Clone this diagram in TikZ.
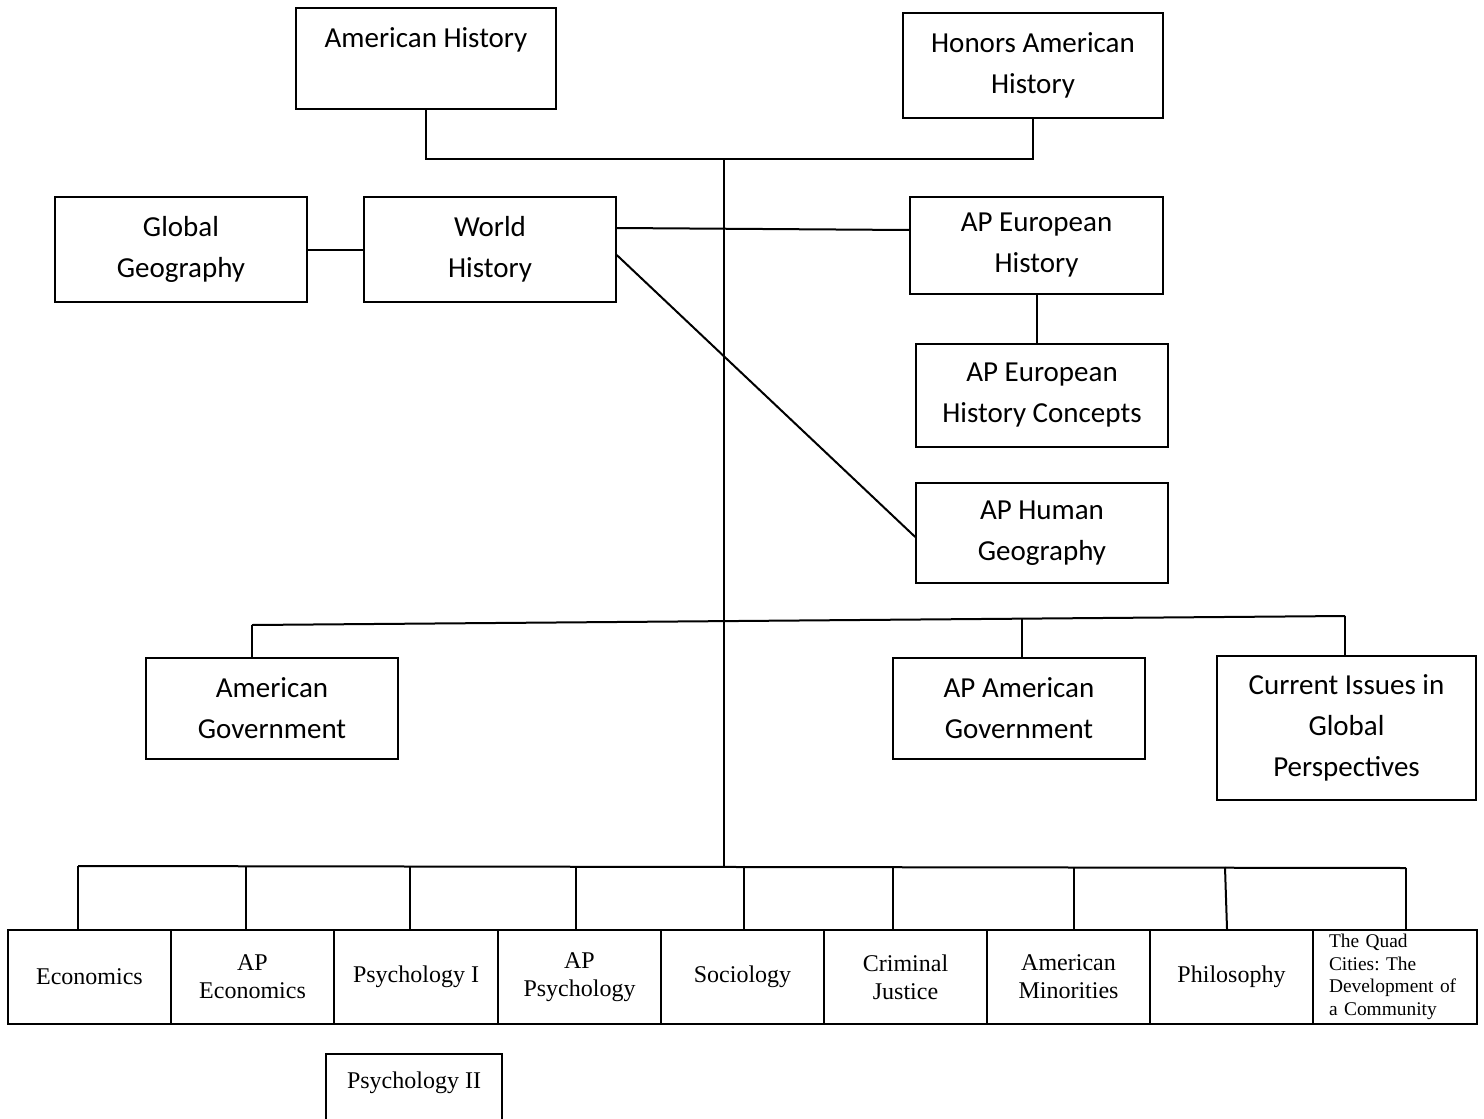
\documentclass[tikz,border=0pt]{standalone}
\usepackage{fontspec}
\setmainfont{Liberation Serif}
\newfontfamily\calfont{Carlito}
\begin{document}
\begin{tikzpicture}[x=0.5pt,y=-0.5pt,
  box/.style={draw, line width=0.75pt, inner sep=0pt, align=center,
    font=\calfont\fontsize{14.5}{20.5}\selectfont},
  cbox/.style={draw, line width=1.2pt, inner sep=0pt, align=center,
    minimum width=81.5pt, minimum height=47pt,
    font=\fontsize{12}{14}\selectfont},
  conn/.style={line width=1pt}]
\fill[white] (0,0) rectangle (1484,1119);
\useasboundingbox (0,0) rectangle (1484,1119);

% top boxes
\node[box, minimum width=130pt, minimum height=50.5pt] (amh) at (426,58.5) {American History\\ \mbox{}};
\node[box, minimum width=130pt, minimum height=52.5pt] (hon) at (1033,65.5) {Honors American\\History};
\node[box, minimum width=126pt, minimum height=52.5pt] (gg) at (181,249.5) {Global\\Geography};
\node[box, minimum width=126pt, minimum height=52.5pt] (wh) at (490,249.5) {World\\History};
\node[box, minimum width=126.5pt, minimum height=48.5pt] (ape) at (1036.5,245.5) {AP European\\History};
\node[box, minimum width=126pt, minimum height=51.5pt] (apec) at (1042,395.5) {AP European\\History Concepts};
\node[box, minimum width=126pt, minimum height=50pt] (ahg) at (1042,533) {AP Human\\Geography};
\node[box, minimum width=126pt, minimum height=50.5pt] (ag) at (272,708.5) {American\\Government};
\node[box, minimum width=126pt, minimum height=50.5pt] (apag) at (1019,708.5) {AP American\\Government};
\node[box, minimum width=129.5pt, minimum height=72pt] (cig) at (1346.5,728) {Current Issues in\\Global\\Perspectives};

% bottom row
\node[cbox] (b1) at (89.5,977) {Economics};
\node[cbox] (b2) at (252.5,977) {AP\\Economics};
\node[cbox, minimum width=82pt] (b3) at (416,977) {Psychology I};
\node[cbox] (b4) at (579.5,977) {AP\\Psychology};
\node[cbox] (b5) at (742.5,977) {Sociology};
\node[cbox] (b6) at (905.5,977) {Criminal\\Justice};
\node[cbox] (b7) at (1068.5,977) {American\\Minorities};
\node[cbox] (b8) at (1231.5,977) {Philosophy};
\node[cbox, minimum width=82pt, align=left, text width=66pt,
  font=\fontsize{9.7}{11.25}\selectfont\frenchspacing] (b9) at (1395,977) {The Quad\\Cities: The\\Development of\\a Community};
\node[draw, line width=0.75pt, inner sep=0pt, align=center,
  minimum width=88pt, minimum height=40pt,
  font=\fontsize{12}{14}\selectfont] (p2) at (414,1094) {Psychology II\\ \mbox{}};

% coordinates
\coordinate (tj) at (724,159);
\coordinate (bj) at (724,866);
\coordinate (gl) at (252,625);
\coordinate (gr) at (1345,616);
\coordinate (gm) at (1022,618);
\coordinate (bl) at (78,866);
\coordinate (br) at (1406,868);
\coordinate (d2) at (246,866);
\coordinate (d3) at (410,866);
\coordinate (d4) at (576,866);
\coordinate (d5) at (744,866);
\coordinate (d6) at (893,866);
\coordinate (d7) at (1074,867);
\coordinate (d8) at (1225,867);

% connectors
\draw[conn] (amh.south) |- (tj) -| (hon.south);
\draw[conn] (tj) -- (bj);
\draw[conn] (gg.east) -- (wh.west);
\draw[conn] ([yshift=10.75pt]wh.east) -- ([yshift=7.75pt]ape.west);
\draw[conn] ([yshift=-2.75pt]wh.east) -- ([yshift=-2pt]ahg.west);
\draw[conn] (ape.south) -- (apec.north -| ape.south);
\draw[conn] (gl) -- (gr);
\draw[conn] (gl) -- (gl |- ag.north);
\draw[conn] (gm) -- (gm |- apag.north);
\draw[conn] (gr) -- (gr |- cig.north);
\draw[conn] (bl) -- (br);
\draw[conn] (bl) -- (bl |- b1.north);
\draw[conn] (d2) -- (d2 |- b2.north);
\draw[conn] (d3) -- (d3 |- b3.north);
\draw[conn] (d4) -- (d4 |- b4.north);
\draw[conn] (d5) -- (d5 |- b5.north);
\draw[conn] (d6) -- (d6 |- b6.north);
\draw[conn] (d7) -- (d7 |- b7.north);
\draw[conn] (d8) -- ([xshift=1pt]d8 |- b8.north);
\draw[conn] (br) -- (br |- b9.north);
\end{tikzpicture}
\end{document}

══════════════════════════════

PROBLEM STATEMENT:
Write out nothing but the lines from the start of the data through the line with "minimum width=129.5pt, minimum". Leave out the pictures.

TASK SOLUTION:
Clone this diagram in TikZ.
\documentclass[tikz,border=0pt]{standalone}
\usepackage{fontspec}
\setmainfont{Liberation Serif}
\newfontfamily\calfont{Carlito}
\begin{document}
\begin{tikzpicture}[x=0.5pt,y=-0.5pt,
  box/.style={draw, line width=0.75pt, inner sep=0pt, align=center,
    font=\calfont\fontsize{14.5}{20.5}\selectfont},
  cbox/.style={draw, line width=1.2pt, inner sep=0pt, align=center,
    minimum width=81.5pt, minimum height=47pt,
    font=\fontsize{12}{14}\selectfont},
  conn/.style={line width=1pt}]
\fill[white] (0,0) rectangle (1484,1119);
\useasboundingbox (0,0) rectangle (1484,1119);

% top boxes
\node[box, minimum width=130pt, minimum height=50.5pt] (amh) at (426,58.5) {American History\\ \mbox{}};
\node[box, minimum width=130pt, minimum height=52.5pt] (hon) at (1033,65.5) {Honors American\\History};
\node[box, minimum width=126pt, minimum height=52.5pt] (gg) at (181,249.5) {Global\\Geography};
\node[box, minimum width=126pt, minimum height=52.5pt] (wh) at (490,249.5) {World\\History};
\node[box, minimum width=126.5pt, minimum height=48.5pt] (ape) at (1036.5,245.5) {AP European\\History};
\node[box, minimum width=126pt, minimum height=51.5pt] (apec) at (1042,395.5) {AP European\\History Concepts};
\node[box, minimum width=126pt, minimum height=50pt] (ahg) at (1042,533) {AP Human\\Geography};
\node[box, minimum width=126pt, minimum height=50.5pt] (ag) at (272,708.5) {American\\Government};
\node[box, minimum width=126pt, minimum height=50.5pt] (apag) at (1019,708.5) {AP American\\Government};
\node[box, minimum width=129.5pt, minimum height=72pt] (cig) at (1346.5,728) {Current Issues in\\Global\\Perspectives};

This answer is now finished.